Note: This article is based on my response on Reddit to a similar question.
I haven’t looked too deep into Cayley, but based on my understanding, it’s a hybrid document-graph engine, sort of like a graph layer on top of an existing database. It supports multiple of them. You can use a distributed database below it, for Cayley to support distribution. This means Cayley itself doesn’t need to tackle data distribution, snapshots, machine failures etc., and can rely on the database for these features. But also means, Cayley query performance would be bound by how data gets divided by underlying database, and affected by the fan-out in terms of number of results, of intermediate steps.
For DGraph, low latency for query execution is the prime goal. In a distributed system, this largely equates to minimizing the number of network calls. For graph processing systems, doing that is really hard. If data distribution across machines is done in a standard key based sharding way, a single graph query could end up hitting a lot, if not all the machines, when the intermediate/final result set gets large.
DGraph tackles this problem by dividing up the triple data (subject S, predicate P, object O)
in a way so as to colocate all the (S, O)
for P
on the same machine (possibly further sharding it if P is too big). Furthermore, it stores the data in sorted lists (O1 … Oi)
, to allow for really cheap list intersections (think of queries like [movies starring X and Y]
).
This allows keeping the total number of network calls required to process a query, linear to the complexity of query, not the number of results. In addition, all the entities (S, O) are converted to uint64
numbers because they are a lot more efficient to work on (CPU wise) and pass around (network wise).

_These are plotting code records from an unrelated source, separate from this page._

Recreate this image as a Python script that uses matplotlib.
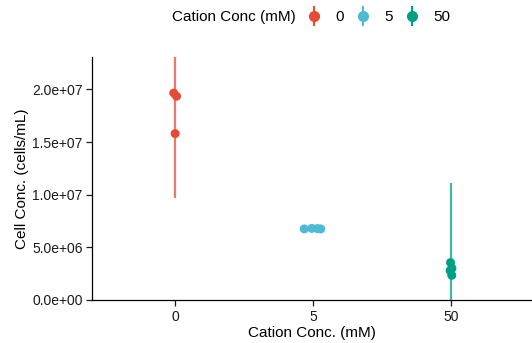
import matplotlib.pyplot as plt
from matplotlib.lines import Line2D
from matplotlib.ticker import FuncFormatter

plt.rcParams['font.family'] = ['Liberation Sans', 'DejaVu Sans']

# Données
groupes = ["0", "5", "50"]
couleurs = ["#E64B35", "#4DBBD5", "#00A087"]

# points individuels (décalage en x, concentration)
pts_x = [[-0.01, 0.01, 0.0],
         [-0.065, -0.01, 0.03, 0.055],
         [-0.005, 0.005, -0.008, 0.004]]
pts_y = [[1.965e7, 1.935e7, 1.58e7],
         [6.75e6, 6.8e6, 6.78e6, 6.75e6],
         [3.55e6, 3.0e6, 2.8e6, 2.35e6]]

# barres d'erreur (bas, haut)
err_bas = [0.968e7, 6.6e6, -5.3e6]
err_haut = [2.70e7, 6.95e6, 1.113e7]

fig = plt.figure(figsize=(5.32, 3.43), dpi=100)
ax = fig.add_axes([0.1735, 0.1254, 0.8265, 0.7076])

for i in range(len(groupes)):
    ax.vlines(i, err_bas[i], err_haut[i], color=couleurs[i], lw=1.6, alpha=0.75, zorder=2)
    ax.scatter([i + dx for dx in pts_x[i]], pts_y[i], s=42, color=couleurs[i],
               edgecolors='none', zorder=3)

ax.set_xlim(-0.6, 2.585)
ax.set_ylim(0, 2.305e7)
ax.set_xticks(range(len(groupes)))
ax.set_xticklabels(groupes)
ax.set_yticks([0, 5e6, 1e7, 1.5e7, 2e7])
ax.yaxis.set_major_formatter(FuncFormatter(lambda v, p: f"{v:.1e}"))

for s in ["top", "right"]:
    ax.spines[s].set_visible(False)
for s in ["left", "bottom"]:
    ax.spines[s].set_linewidth(0.9)
ax.tick_params(direction='out', length=4, width=0.9, labelsize=10, colors='#1a1a1a', pad=3)

ax.set_xlabel("Cation Conc. (mM)", fontsize=11, labelpad=2)
ax.set_ylabel("Cell Conc. (cells/mL)", fontsize=11, labelpad=2)

# légende en haut
fig.text(172 / 532, 1 - 17 / 343, "Cation Conc (mM)", fontsize=11, va='center', ha='left')
poignees = []
for c in couleurs:
    barre = Line2D([], [], marker='|', markersize=15, markeredgewidth=1.5, color=c, linestyle='none')
    point = Line2D([], [], marker='o', markersize=7, color=c, linestyle='none')
    poignees.append((barre, point))
fig.legend(poignees, groupes, loc='center left', bbox_to_anchor=(306 / 532, 1 - 17 / 343),
           ncol=3, frameon=False, fontsize=11, handlelength=1.0, handletextpad=0.95,
           columnspacing=0.7, borderpad=0, borderaxespad=0)

plt.savefig("out.png", dpi=100)
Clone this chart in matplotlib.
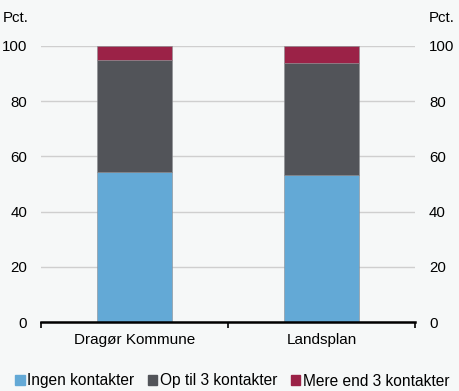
import numpy as np
import matplotlib.pyplot as plt
from matplotlib.patches import Patch

# Data
kategorier = ['Dragør Kommune', 'Landsplan']
ingen = [54.2, 53.1]
op_til_3 = [40.6, 40.6]
mere_end_3 = [5.2, 6.3]
serier = ['Ingen kontakter', 'Op til 3 kontakter', 'Mere end 3 kontakter']
farver = ['#63a9d6', '#525459', '#9b2247']

bg = '#f6f8f8'
plt.rcParams['font.family'] = ['Liberation Sans', 'DejaVu Sans']

fig = plt.figure(figsize=(4.6, 3.91), dpi=100, facecolor=bg)
ax = fig.add_axes([41 / 460, 1 - 322 / 391, 374 / 460, 276 / 391])
ax.set_facecolor(bg)

x = np.arange(len(kategorier))
bund = np.zeros(len(kategorier))
for vals, farve, navn in zip([ingen, op_til_3, mere_end_3], farver, serier):
    ax.bar(x, vals, bottom=bund, width=0.4, color=farve, label=navn, zorder=3,
           edgecolor='#8a8c90', linewidth=0.4)
    bund += np.array(vals)

ax.set_xlim(-0.5, 1.5)
ax.set_ylim(0, 100)
ax.set_yticks(range(0, 101, 20))
ax.yaxis.grid(True, color='#cfcfcf', linewidth=1, zorder=0)
ax.tick_params(axis='y', length=0, labelsize=10.8, pad=10, labelright=True)
ax.set_xticks(x)
ax.set_xticklabels(kategorier, fontsize=11)
ax.set_xticks([-0.5, 0.5, 1.5], minor=True)
ax.tick_params(axis='x', which='major', length=0, pad=8)
ax.tick_params(axis='x', which='minor', length=4, width=1.2, direction='out', color='black')
for s in ['top', 'left', 'right']:
    ax.spines[s].set_visible(False)
ax.spines['bottom'].set_linewidth(1.8)
ax.spines['bottom'].set_zorder(4)

fig.text(3 / 460, 1 - 18 / 391, 'Pct.', fontsize=10.8, va='center', ha='left')
fig.text(429 / 460, 1 - 18 / 391, 'Pct.', fontsize=10.8, va='center', ha='left')

handles = [Patch(color=c) for c in farver]
fig.legend(handles, serier, loc='center', bbox_to_anchor=(0.505, 1 - 381 / 391), ncol=3,
           frameon=False, fontsize=11.2, handlelength=0.6, handleheight=0.6,
           handletextpad=0.15, columnspacing=0.9, borderaxespad=0)

fig.savefig('out.png', dpi=100, facecolor=bg)
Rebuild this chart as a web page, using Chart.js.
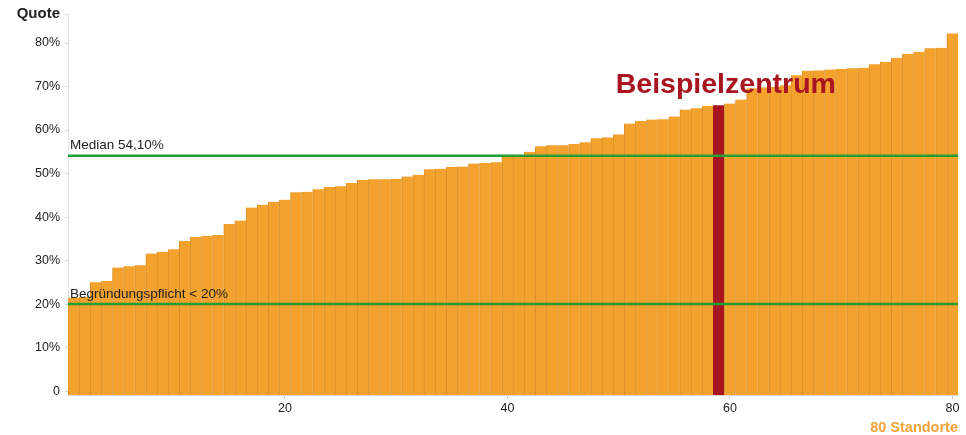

DGraph is aimed at squeezing great performance, so one could use this system in production, directly for user facing queries. It’s built with a very different design and ideology than Cayley.
Btw, do have a look at the product roadmap to get a better understanding of where DGraph is headed: Product Roadmap · Issue #1 · dgraph-io/dgraph · GitHub
Update: Note that a fair comparison won’t be possible without deeply understanding the internal workings of Cayley. So, take the above differences with a grain of salt. I have a lot of respect for Barak, it’s prime author and my ex-colleague at Google. In fact, I’m really happy that there’re are multiple open source Graph database projects to solve the Graph serving problem.